▼▼▼
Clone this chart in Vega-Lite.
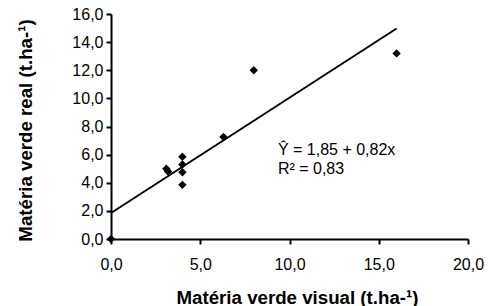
{
  "$schema": "https://vega.github.io/schema/vega-lite/v6.json",
  "width": 357,
  "height": 225,
  "autosize": "none",
  "padding": {"left": 111, "top": 14, "right": 20, "bottom": 67},
  "config": {
    "locale": {"number": {"decimal": ",", "thousands": ".", "grouping": [3], "currency": ["", ""]}},
    "view": {"stroke": null},
    "font": "Liberation Sans",
    "axis": {
      "grid": false,
      "domainColor": "black",
      "domainWidth": 2,
      "tickColor": "black",
      "tickWidth": 2,
      "tickSize": 5,
      "labelColor": "black",
      "labelFont": "Liberation Sans",
      "labelFontSize": 16,
      "labelOverlap": false,
      "labelFlush": false,
      "labelBound": false,
      "titleColor": "black",
      "titleFont": "Liberation Sans",
      "titleFontSize": 18.7,
      "titleFontWeight": "bold"
    }
  },
  "datasets": {
    "pts": [
      {"x": 0, "y": 0},
      {"x": 3.1, "y": 5.0},
      {"x": 3.2, "y": 4.8},
      {"x": 4.0, "y": 5.85},
      {"x": 4.0, "y": 5.3},
      {"x": 4.0, "y": 4.75},
      {"x": 4.0, "y": 3.85},
      {"x": 6.3, "y": 7.25},
      {"x": 8.0, "y": 12.0},
      {"x": 16.0, "y": 13.2}
    ],
    "fit": [
      {"x": 0, "y": 1.85},
      {"x": 16, "y": 14.97}
    ],
    "labels": [
      {"x": 9.35, "y": 6.3, "t": "Ŷ = 1,85 + 0,82x"},
      {"x": 9.35, "y": 4.95, "t": "R² = 0,83"}
    ]
  },
  "layer": [
    {
      "data": {"name": "fit"},
      "mark": {"type": "line", "color": "black", "strokeWidth": 2},
      "encoding": {
        "x": {"field": "x", "type": "quantitative", "scale": {"domain": [0, 20], "nice": false},
          "axis": {"values": [0, 5, 10, 15, 20], "tickCount": 10, "format": ".1f", "labelPadding": 12, "labelOverlap": false, "title": "Matéria verde visual (t.ha-¹)", "titleX": 186, "titleAlign": "center", "titleY": 58, "titleBaseline": "middle"}},
        "y": {"field": "y", "type": "quantitative", "scale": {"domain": [0, 16], "nice": false},
          "axis": {"values": [0, 2, 4, 6, 8, 10, 12, 14, 16], "tickCount": 20, "format": ".1f", "labelPadding": 3, "labelOverlap": false, "title": "Matéria verde real (t.ha-¹)", "titleX": -86, "titleY": 116, "titleAlign": "center", "titleBaseline": "middle"}}
      }
    },
    {
      "data": {"name": "pts"},
      "mark": {"type": "point", "shape": "diamond", "filled": true, "color": "black", "size": 70, "opacity": 1},
      "encoding": {
        "x": {"field": "x", "type": "quantitative"},
        "y": {"field": "y", "type": "quantitative"}
      }
    },
    {
      "data": {"name": "labels"},
      "mark": {"type": "text", "align": "left", "baseline": "middle", "fontSize": 16, "color": "black", "font": "Liberation Sans"},
      "encoding": {
        "x": {"field": "x", "type": "quantitative"},
        "y": {"field": "y", "type": "quantitative"},
        "text": {"field": "t"}
      }
    }
  ]
}
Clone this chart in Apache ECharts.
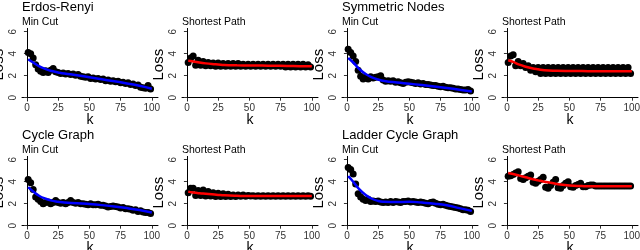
<!DOCTYPE html>
<html>
<head>
<meta charset="utf-8">
<script src="https://cdn.jsdelivr.net/npm/echarts@6/dist/echarts.min.js"></script>
<style>html,body{margin:0;padding:0;background:#fff}#c{width:640px;height:250px}</style>
</head>
<body>
<div id="c"></div>
<script>
// ---- data ----
const graphTitles = ['Erdos-Renyi', 'Symmetric Nodes', 'Cycle Graph', 'Ladder Cycle Graph'];
const taskTitles = ['Min Cut', 'Shortest Path'];
const xTicks = [0, 25, 50, 75, 100];
const yTicks = [0, 2, 4, 6];

const kPoints = [1,3,5,7,9,11,13,15,17,19,21,23,25,27,29,31,33,35,37,39,41,43,45,47,49,51,53,55,57,59,61,63,65,67,69,71,73,75,77,79,81,83,85,87,89,91,93,95,97,99];
const kFit = [1,5,10,15,20,25,30,40,50,60,70,80,90,100];

const erMinCut = [4.1,4.0,3.6,3.0,2.6,2.4,2.3,2.45,2.3,2.5,2.65,2.35,2.3,2.2,2.25,2.15,2.2,2.1,2.15,2.05,2.1,1.95,1.9,1.85,1.9,1.75,1.8,1.7,1.75,1.65,1.7,1.55,1.6,1.5,1.55,1.45,1.5,1.35,1.4,1.3,1.35,1.2,1.25,1.1,1.15,0.95,0.9,0.85,1.1,0.8];
const erMinCutFit = [3.5,3.2,2.85,2.6,2.42,2.3,2.2,2.05,1.85,1.67,1.5,1.3,1.08,0.82];

const erShortest = [3.2,3.6,3.8,2.95,3.4,2.95,3.3,2.9,3.2,2.9,3.15,2.85,3.15,2.85,3.1,2.85,3.1,2.85,3.1,2.85,3.1,2.85,3.05,2.85,3.05,2.85,3.05,2.85,3.05,2.85,3.05,2.85,3.05,2.85,3.05,2.85,3.05,2.85,3.05,2.8,3.05,2.8,3.05,2.8,3.05,2.8,3.05,2.8,3.0,2.8];
const erShortestFit = [3.35,3.3,3.2,3.12,3.06,3.02,2.98,2.95,2.93,2.92,2.9,2.89,2.87,2.85];

const snMinCut = [4.4,4.1,3.8,3.3,2.5,1.95,1.7,1.85,1.7,1.9,1.8,1.85,1.9,2.0,1.6,1.5,1.55,1.5,1.55,1.4,1.45,1.35,1.3,1.4,1.45,1.4,1.35,1.3,1.35,1.25,1.3,1.2,1.2,1.15,1.1,1.1,1.05,1.0,1.05,0.95,0.9,0.9,0.85,0.8,0.8,0.75,0.7,0.7,0.75,0.6];
const snMinCutFit = [3.6,3.2,2.6,2.15,1.85,1.65,1.52,1.38,1.27,1.15,1.02,0.88,0.73,0.57];

const snShortest = [3.2,3.8,3.9,2.9,3.3,2.9,3.1,2.75,2.9,2.5,2.75,2.35,2.75,2.2,2.75,2.2,2.75,2.2,2.75,2.2,2.75,2.2,2.75,2.2,2.75,2.2,2.75,2.2,2.75,2.2,2.75,2.2,2.75,2.2,2.75,2.2,2.75,2.2,2.75,2.2,2.75,2.2,2.75,2.2,2.75,2.2,2.75,2.2,2.75,2.2];
const snShortestFit = [3.4,3.25,3.0,2.82,2.68,2.58,2.5,2.45,2.43,2.42,2.41,2.4,2.4,2.4];

const cgMinCut = [4.2,3.9,3.3,2.6,2.4,2.2,2.0,2.1,2.15,2.0,2.1,2.3,2.1,2.05,2.1,2.0,2.1,2.3,2.1,2.05,2.1,2.0,2.0,1.95,1.9,2.0,1.9,1.9,1.95,1.85,1.85,1.8,1.7,1.75,1.8,1.75,1.7,1.6,1.65,1.55,1.55,1.5,1.4,1.45,1.3,1.35,1.25,1.2,1.2,1.1];
const cgMinCutFit = [3.5,3.1,2.7,2.45,2.28,2.18,2.1,2.05,1.97,1.87,1.75,1.6,1.42,1.2];

const cgShortest = [3.0,3.4,3.4,2.75,3.2,2.75,3.25,2.7,3.1,2.7,3.0,2.65,2.95,2.65,2.9,2.65,2.85,2.65,2.8,2.65,2.8,2.68,2.78,2.68,2.75,2.7,2.72,2.68,2.72,2.68,2.72,2.68,2.72,2.68,2.72,2.68,2.72,2.68,2.72,2.68,2.72,2.68,2.72,2.68,2.72,2.68,2.72,2.68,2.72,2.68];
const cgShortestFit = [3.1,3.02,2.95,2.9,2.85,2.8,2.76,2.72,2.7,2.7,2.7,2.7,2.7,2.7];

const lcMinCut = [5.3,5.1,4.7,3.8,2.9,2.6,2.4,2.3,2.4,2.2,2.25,2.2,2.25,2.15,2.1,2.15,2.1,2.2,2.1,2.2,2.15,2.1,2.2,2.2,2.25,2.15,2.2,2.15,2.1,2.15,2.1,2.05,2.0,2.1,2.15,2.05,1.95,1.9,1.95,1.85,1.8,1.75,1.7,1.65,1.6,1.55,1.45,1.45,1.4,1.3];
const lcMinCutFit = [4.5,4.0,3.3,2.8,2.45,2.25,2.18,2.15,2.18,2.1,2.0,1.85,1.6,1.35];

const lcShortest = [4.5,4.55,4.65,4.8,4.9,4.3,4.2,4.35,4.5,4.6,3.95,3.85,4.05,4.2,4.4,3.5,3.4,3.65,3.95,4.2,3.45,3.4,3.65,3.85,4.0,3.55,3.5,3.65,3.75,3.85,3.55,3.55,3.65,3.7,3.7,3.6,3.6,3.62,3.62,3.6,3.6,3.62,3.6,3.6,3.62,3.6,3.6,3.6,3.6,3.6];
const lcShortestFit = [4.8,4.7,4.55,4.4,4.25,4.12,4.0,3.8,3.65,3.6,3.58,3.58,3.58,3.58];

// panels in reading order: [points, fit, lineColor, titleIndex or -1, taskIndex]
const panels = [
  [erMinCut, erMinCutFit, '#0000FF', 0, 0],
  [erShortest, erShortestFit, '#FF0000', -1, 1],
  [snMinCut, snMinCutFit, '#0000FF', 1, 0],
  [snShortest, snShortestFit, '#FF0000', -1, 1],
  [cgMinCut, cgMinCutFit, '#0000FF', 2, 0],
  [cgShortest, cgShortestFit, '#FF0000', -1, 1],
  [lcMinCut, lcMinCutFit, '#0000FF', 3, 0],
  [lcShortest, lcShortestFit, '#FF0000', -1, 1]
];

// ---- layout ----
const colLeft = [22, 182, 342, 502];
const rowTop = [28.4, 156.4];
const gW = 136, gH = 72.6;
const FONT = 'Liberation Sans, Arial, sans-serif';

const grids = [], xAxes = [], yAxes = [], series = [], graphics = [];
panels.forEach((p, i) => {
  const col = i % 4, row = Math.floor(i / 4);
  const left = colLeft[col], top = rowTop[row];
  grids.push({left: left, top: top, width: gW, height: gH, containLabel: false, outerBoundsMode: 'none'});
  xAxes.push({
    type: 'value', gridIndex: i, min: -3.95, max: 104.95,
    splitLine: {show: false},
    axisLine: {show: true, lineStyle: {color: '#000', width: 1}},
    axisTick: {show: true, length: 3, lineStyle: {color: '#333'}, customValues: xTicks},
    axisLabel: {customValues: xTicks, fontSize: 10, color: '#333', margin: 2.5, fontFamily: FONT},
    name: 'k', nameLocation: 'middle', nameGap: 12, nameMoveOverlap: false,
    nameTextStyle: {fontSize: 14, color: '#000', fontFamily: FONT}
  });
  yAxes.push({
    type: 'value', gridIndex: i, min: -0.3, max: 6.3,
    splitLine: {show: false},
    axisLine: {show: true, lineStyle: {color: '#000', width: 1}},
    axisTick: {show: true, length: 3, lineStyle: {color: '#333'}, customValues: yTicks},
    axisLabel: {customValues: yTicks, fontSize: 10, color: '#333', margin: 3.5, rotate: 90, fontFamily: FONT},
    name: 'Loss', nameLocation: 'middle', nameGap: 15.5, nameMoveOverlap: false,
    nameTextStyle: {fontSize: 15, color: '#000', fontFamily: FONT}
  });
  series.push({
    type: 'scatter', xAxisIndex: i, yAxisIndex: i,
    data: kPoints.map((k, j) => [k, p[0][j]]),
    symbol: 'circle', symbolSize: 7,
    itemStyle: {color: '#000', opacity: 1}, z: 2, silent: true
  });
  series.push({
    type: 'line', xAxisIndex: i, yAxisIndex: i,
    data: kFit.map((k, j) => [k, p[1][j]]),
    smooth: true, symbol: 'none',
    lineStyle: {color: p[2], width: 2.5}, z: 3, silent: true
  });
  if (p[3] >= 0) {
    graphics.push({type: 'text', x: left, y: top - 20.5, style: {text: graphTitles[p[3]], font: '13px ' + FONT, fill: '#000', verticalAlign: 'middle'}});
  }
  graphics.push({type: 'text', x: left, y: top - 6.5, style: {text: taskTitles[p[4]], font: '10.5px ' + FONT, fill: '#000', verticalAlign: 'middle'}});
});

const chart = echarts.init(document.getElementById('c'), null, {renderer: 'canvas'});
chart.setOption({
  animation: false,
  backgroundColor: '#fff',
  grid: grids, xAxis: xAxes, yAxis: yAxes, series: series,
  graphic: graphics
});
</script>
</body>
</html>
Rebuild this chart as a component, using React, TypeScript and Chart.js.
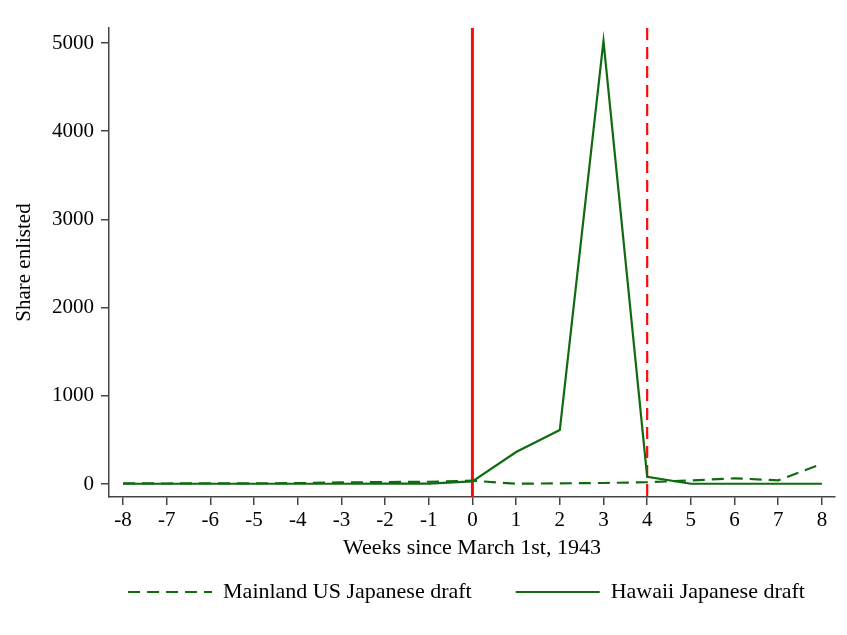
import React, { useEffect, useRef } from "react";
import { Chart, registerables } from "chart.js";

Chart.register(...registerables);

const weeks = [-8, -7, -6, -5, -4, -3, -2, -1, 0, 1, 2, 3, 4, 5, 6, 7, 8];
const mainland = [8, 6, 9, 8, 10, 19, 22, 26, 38, 3, 8, 12, 20, 40, 65, 42, 228];
const hawaii = [3, 3, 3, 3, 3, 3, 4, 5, 30, 363, 612, 5025, 83, 3, 3, 3, 3];
const yTicks = [0, 1000, 2000, 3000, 4000, 5000];
const eventWeeks = [0, 4];
const eventDashed = [false, true];
const seriesLabels = ["Mainland US Japanese draft", "Hawaii Japanese draft"];
const seriesDash = [[12, 7], []];

const FONT = "'Liberation Serif', 'Times New Roman', serif";
const GREEN = "rgb(16,106,16)";
const RED = "rgb(250,12,12)";
const AXIS = "#444";
const LEGEND_SHIFT = 49;

const refLines = {
  id: "refLines",
  beforeDatasetsDraw(chart: any) {
    const { ctx, chartArea, scales } = chart;
    const x = scales.x;
    eventWeeks.forEach((w, i) => {
      const px = x.getPixelForValue(w);
      ctx.save();
      ctx.strokeStyle = RED;
      ctx.lineWidth = eventDashed[i] ? 2.2 : 3;
      ctx.setLineDash(eventDashed[i] ? [12, 7] : []);
      ctx.beginPath();
      ctx.moveTo(px, chartArea.top);
      ctx.lineTo(px, chartArea.bottom);
      ctx.stroke();
      ctx.restore();
    });
  },
};

const legendShift = {
  id: "legendShift",
  afterLayout(chart: any) {
    const lg = chart.legend;
    if (lg) {
      lg.left += LEGEND_SHIFT;
      lg.right += LEGEND_SHIFT;
    }
  },
};

export default function App() {
  const ref = useRef<HTMLCanvasElement>(null);
  useEffect(() => {
    if (!ref.current) return;
    Chart.defaults.font.family = FONT;
    const defaultLabels = Chart.defaults.plugins.legend.labels.generateLabels;
    const chart = new Chart(ref.current, {
      type: "line",
      data: {
        datasets: [
          {
            label: seriesLabels[0],
            data: weeks.map((w, i) => ({ x: w, y: mainland[i] })),
            borderColor: GREEN,
            backgroundColor: GREEN,
            borderWidth: 2.2,
            borderDash: seriesDash[0],
            pointRadius: 0,
            tension: 0,
          },
          {
            label: seriesLabels[1],
            data: weeks.map((w, i) => ({ x: w, y: hawaii[i] })),
            borderColor: GREEN,
            backgroundColor: GREEN,
            borderWidth: 2.2,
            borderDash: seriesDash[1],
            pointRadius: 0,
            tension: 0,
          },
        ],
      },
      options: {
        animation: false,
        responsive: false,
        layout: { padding: { left: 0, right: 12, top: 28, bottom: 22 } },
        plugins: {
          tooltip: { enabled: false },
          legend: {
            position: "bottom",
            labels: {
              usePointStyle: true,
              pointStyle: "line",
              pointStyleWidth: 84,
              padding: 44,
              color: "#000",
              font: { size: 22, family: FONT },
              generateLabels: (c: any) =>
                defaultLabels(c).map((item: any, i: number) => ({
                  ...item,
                  lineDash: seriesDash[i],
                  lineWidth: 2.2,
                  strokeStyle: GREEN,
                })),
            },
          },
        },
        scales: {
          x: {
            type: "linear",
            min: -8.32,
            max: 8.3,
            afterBuildTicks: (s: any) => {
              s.ticks = weeks.map((v) => ({ value: v }));
            },
            afterFit: (s: any) => {
              s.height = 40;
            },
            ticks: {
              color: "#000",
              font: { size: 21, family: FONT },
              padding: 3,
              maxRotation: 0,
              autoSkip: false,
              callback: (v: any) => String(v),
            },
            grid: { display: true, drawOnChartArea: false, drawTicks: true, tickLength: 8, color: AXIS, lineWidth: 1.5 },
            border: { display: true, color: AXIS, width: 1.5 },
            title: {
              display: true,
              text: "Weeks since March 1st, 1943",
              color: "#000",
              font: { size: 22, family: FONT },
              padding: { top: 0, bottom: -24 },
            },
          },
          y: {
            type: "linear",
            min: -147,
            max: 5170,
            afterBuildTicks: (s: any) => {
              s.ticks = yTicks.map((v) => ({ value: v }));
            },
            afterFit: (s: any) => {
              s.width = 109;
            },
            ticks: {
              color: "#000",
              font: { size: 21, family: FONT },
              padding: 7,
              callback: (v: any) => String(v),
            },
            grid: { display: true, drawOnChartArea: false, drawTicks: true, tickLength: 8, color: AXIS, lineWidth: 1.5 },
            border: { display: true, color: AXIS, width: 1.5 },
            title: {
              display: true,
              text: "Share enlisted",
              color: "#000",
              font: { size: 21, family: FONT },
              padding: { top: 12, bottom: 0 },
            },
          },
        },
      },
      plugins: [refLines, legendShift],
    });
    return () => chart.destroy();
  }, []);
  return (
    <div style={{ position: "absolute", left: 0, top: 0, width: 847, height: 635, background: "#fff" }}>
      <canvas ref={ref} width={847} height={635} />
    </div>
  );
}
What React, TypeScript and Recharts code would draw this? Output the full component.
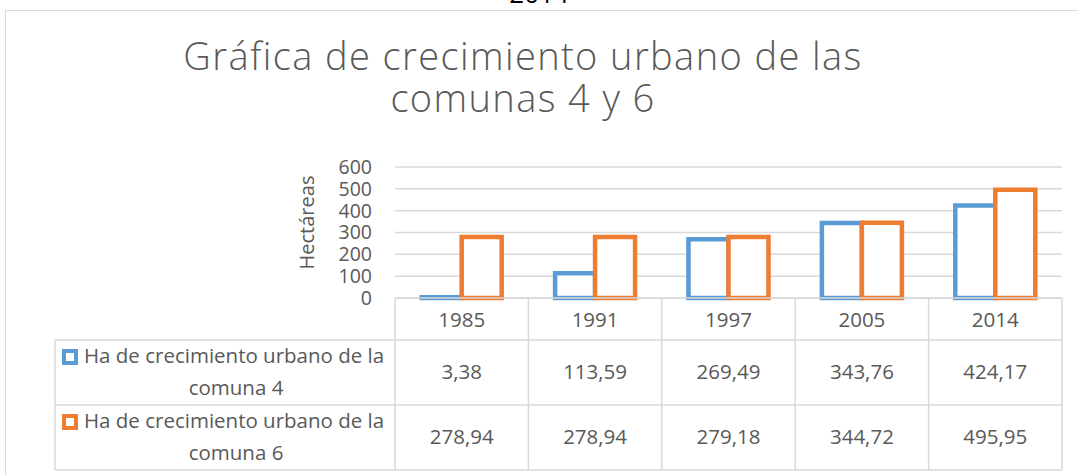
▲▲▲
Copy all lines from the material that hold "this".

* _Written solution_:
Clone this chart in Vega-Lite.
Clone this chart in Apache ECharts.
Rebuild this chart as a component, using React, TypeScript and Chart.js.
What React, TypeScript and Recharts code would draw this? Output the full component.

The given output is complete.